**Input:**
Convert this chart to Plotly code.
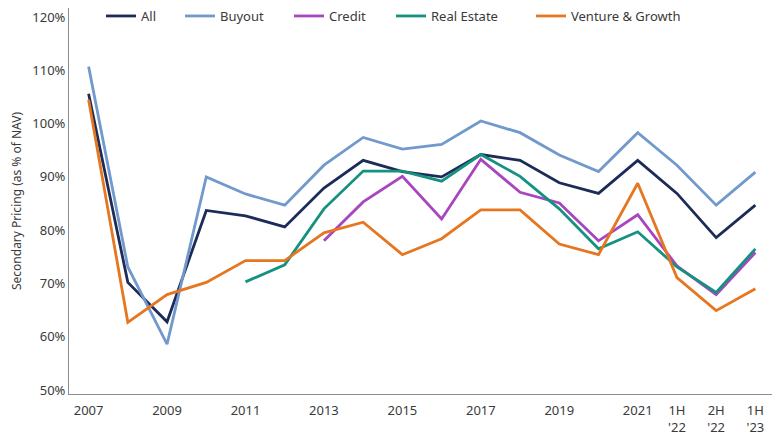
import plotly.graph_objects as go

periods = ["2007", "2008", "2009", "2010", "2011", "2012", "2013", "2014", "2015",
           "2016", "2017", "2018", "2019", "2020", "2021", "1H '22", "2H '22", "1H '23"]

all_vals = [105.6, 70.2, 62.8, 83.7, 82.7, 80.6, 87.9, 93.1, 91.0,
            90.0, 94.2, 93.1, 88.9, 86.9, 93.1, 86.9, 78.6, 84.7]
buyout = [110.7, 73.1, 58.6, 90.0, 86.8, 84.7, 92.2, 97.4, 95.2,
          96.1, 100.5, 98.3, 94.1, 91.0, 98.3, 92.2, 84.7, 90.9]
credit = [None, None, None, None, None, None, 78.0, 85.3, 90.1,
          82.1, 93.3, 87.1, 85.1, 78.0, 82.9, 73.3, 67.9, 75.8]
real_estate = [None, None, None, None, 70.3, 73.5, 84.0, 91.1, 91.1,
               89.2, 94.2, 90.1, 84.0, 76.5, 79.7, 73.1, 68.3, 76.5]
venture = [104.5, 62.7, 67.9, 70.2, 74.3, 74.3, 79.5, 81.5, 75.4,
           78.4, 83.8, 83.8, 77.4, 75.4, 88.8, 71.1, 64.9, 69.0]

tick_cats = ["2007", "2009", "2011", "2013", "2015", "2017", "2019", "2021",
             "1H '22", "2H '22", "1H '23"]
tick_text = ["2007", "2009", "2011", "2013", "2015", "2017", "2019", "2021",
             "1H<br>'22", "2H<br>'22", "1H<br>'23"]
y_ticks = [50, 60, 70, 80, 90, 100, 110, 120]

series = [
    ("All", all_vals, "#1c2b57"),
    ("Buyout", buyout, "#7199cb"),
    ("Credit", credit, "#a845c1"),
    ("Real Estate", real_estate, "#14917f"),
    ("Venture & Growth", venture, "#e6761f"),
]
legend_ids = ["legend", "legend2", "legend3", "legend4", "legend5"]
legend_x_px = [107, 186, 295, 397, 537]

OFF = 8  # page body margin
L, R, T, B = 69 - OFF, 13, 0, 54
W, H = 780, 440
pw = W - L - R
ph = H - T - B

fig = go.Figure()
for (name, vals, color), lid in zip(series, legend_ids):
    fig.add_trace(go.Scatter(
        x=periods, y=[v / 100 if v is not None else None for v in vals],
        mode="lines", name=name, legend=lid,
        line=dict(color=color, width=2.8),
        connectgaps=False,
    ))

layout_legends = {}
for lid, px in zip(legend_ids, legend_x_px):
    layout_legends[lid] = dict(
        orientation="h", x=(px - OFF - L - 6) / pw, y=1 - (16 - OFF - T) / ph,
        xanchor="left", yanchor="middle",
        font=dict(size=13), bgcolor="rgba(0,0,0,0)", itemwidth=30,
    )

fig.update_layout(
    width=W, height=H,
    margin=dict(l=L, r=R, t=T, b=B, autoexpand=False),
    plot_bgcolor="white", paper_bgcolor="white",
    font=dict(family="Noto Sans, sans-serif", size=13, color="#3a3a3a"),
    showlegend=True,
    **layout_legends,
)
fig.update_xaxes(
    type="category", categoryorder="array", categoryarray=periods,
    range=[-0.5, 17.5], automargin=False, ticklabelstandoff=4,
    tickmode="array", tickvals=tick_cats, ticktext=tick_text,
    showline=True, linecolor="#8c8c8c", linewidth=1,
    showgrid=False, ticks="", tickfont=dict(size=13),
)
fig.update_yaxes(
    range=[0.4925, 1.217], automargin=False, ticklabeloverflow="allow",
    tickmode="array", tickvals=[v / 100 for v in y_ticks], tickformat=".0%",
    showline=True, linecolor="#8c8c8c", linewidth=1,
    showgrid=False, zeroline=False, ticks="", tickfont=dict(size=13),
    title=dict(text="Secondary Pricing (as % of NAV)", font=dict(size=12), standoff=13),
)

fig.write_html("out.html")
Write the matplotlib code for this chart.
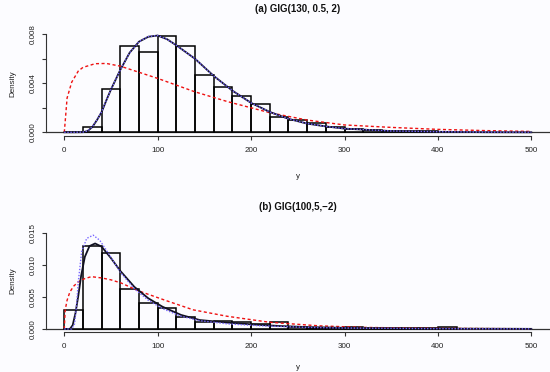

**Requirement:** Without the pictures, print the records in full, exactly as they appear.

**Task answer:**
Convert this chart to Plotly code.
import plotly.graph_objects as go

periods = ["2007", "2008", "2009", "2010", "2011", "2012", "2013", "2014", "2015",
           "2016", "2017", "2018", "2019", "2020", "2021", "1H '22", "2H '22", "1H '23"]

all_vals = [105.6, 70.2, 62.8, 83.7, 82.7, 80.6, 87.9, 93.1, 91.0,
            90.0, 94.2, 93.1, 88.9, 86.9, 93.1, 86.9, 78.6, 84.7]
buyout = [110.7, 73.1, 58.6, 90.0, 86.8, 84.7, 92.2, 97.4, 95.2,
          96.1, 100.5, 98.3, 94.1, 91.0, 98.3, 92.2, 84.7, 90.9]
credit = [None, None, None, None, None, None, 78.0, 85.3, 90.1,
          82.1, 93.3, 87.1, 85.1, 78.0, 82.9, 73.3, 67.9, 75.8]
real_estate = [None, None, None, None, 70.3, 73.5, 84.0, 91.1, 91.1,
               89.2, 94.2, 90.1, 84.0, 76.5, 79.7, 73.1, 68.3, 76.5]
venture = [104.5, 62.7, 67.9, 70.2, 74.3, 74.3, 79.5, 81.5, 75.4,
           78.4, 83.8, 83.8, 77.4, 75.4, 88.8, 71.1, 64.9, 69.0]

tick_cats = ["2007", "2009", "2011", "2013", "2015", "2017", "2019", "2021",
             "1H '22", "2H '22", "1H '23"]
tick_text = ["2007", "2009", "2011", "2013", "2015", "2017", "2019", "2021",
             "1H<br>'22", "2H<br>'22", "1H<br>'23"]
y_ticks = [50, 60, 70, 80, 90, 100, 110, 120]

series = [
    ("All", all_vals, "#1c2b57"),
    ("Buyout", buyout, "#7199cb"),
    ("Credit", credit, "#a845c1"),
    ("Real Estate", real_estate, "#14917f"),
    ("Venture & Growth", venture, "#e6761f"),
]
legend_ids = ["legend", "legend2", "legend3", "legend4", "legend5"]
legend_x_px = [107, 186, 295, 397, 537]

OFF = 8  # page body margin
L, R, T, B = 69 - OFF, 13, 0, 54
W, H = 780, 440
pw = W - L - R
ph = H - T - B

fig = go.Figure()
for (name, vals, color), lid in zip(series, legend_ids):
    fig.add_trace(go.Scatter(
        x=periods, y=[v / 100 if v is not None else None for v in vals],
        mode="lines", name=name, legend=lid,
        line=dict(color=color, width=2.8),
        connectgaps=False,
    ))

layout_legends = {}
for lid, px in zip(legend_ids, legend_x_px):
    layout_legends[lid] = dict(
        orientation="h", x=(px - OFF - L - 6) / pw, y=1 - (16 - OFF - T) / ph,
        xanchor="left", yanchor="middle",
        font=dict(size=13), bgcolor="rgba(0,0,0,0)", itemwidth=30,
    )

fig.update_layout(
    width=W, height=H,
    margin=dict(l=L, r=R, t=T, b=B, autoexpand=False),
    plot_bgcolor="white", paper_bgcolor="white",
    font=dict(family="Noto Sans, sans-serif", size=13, color="#3a3a3a"),
    showlegend=True,
    **layout_legends,
)
fig.update_xaxes(
    type="category", categoryorder="array", categoryarray=periods,
    range=[-0.5, 17.5], automargin=False, ticklabelstandoff=4,
    tickmode="array", tickvals=tick_cats, ticktext=tick_text,
    showline=True, linecolor="#8c8c8c", linewidth=1,
    showgrid=False, ticks="", tickfont=dict(size=13),
)
fig.update_yaxes(
    range=[0.4925, 1.217], automargin=False, ticklabeloverflow="allow",
    tickmode="array", tickvals=[v / 100 for v in y_ticks], tickformat=".0%",
    showline=True, linecolor="#8c8c8c", linewidth=1,
    showgrid=False, zeroline=False, ticks="", tickfont=dict(size=13),
    title=dict(text="Secondary Pricing (as % of NAV)", font=dict(size=12), standoff=13),
)

fig.write_html("out.html")
Write the matplotlib code for this chart.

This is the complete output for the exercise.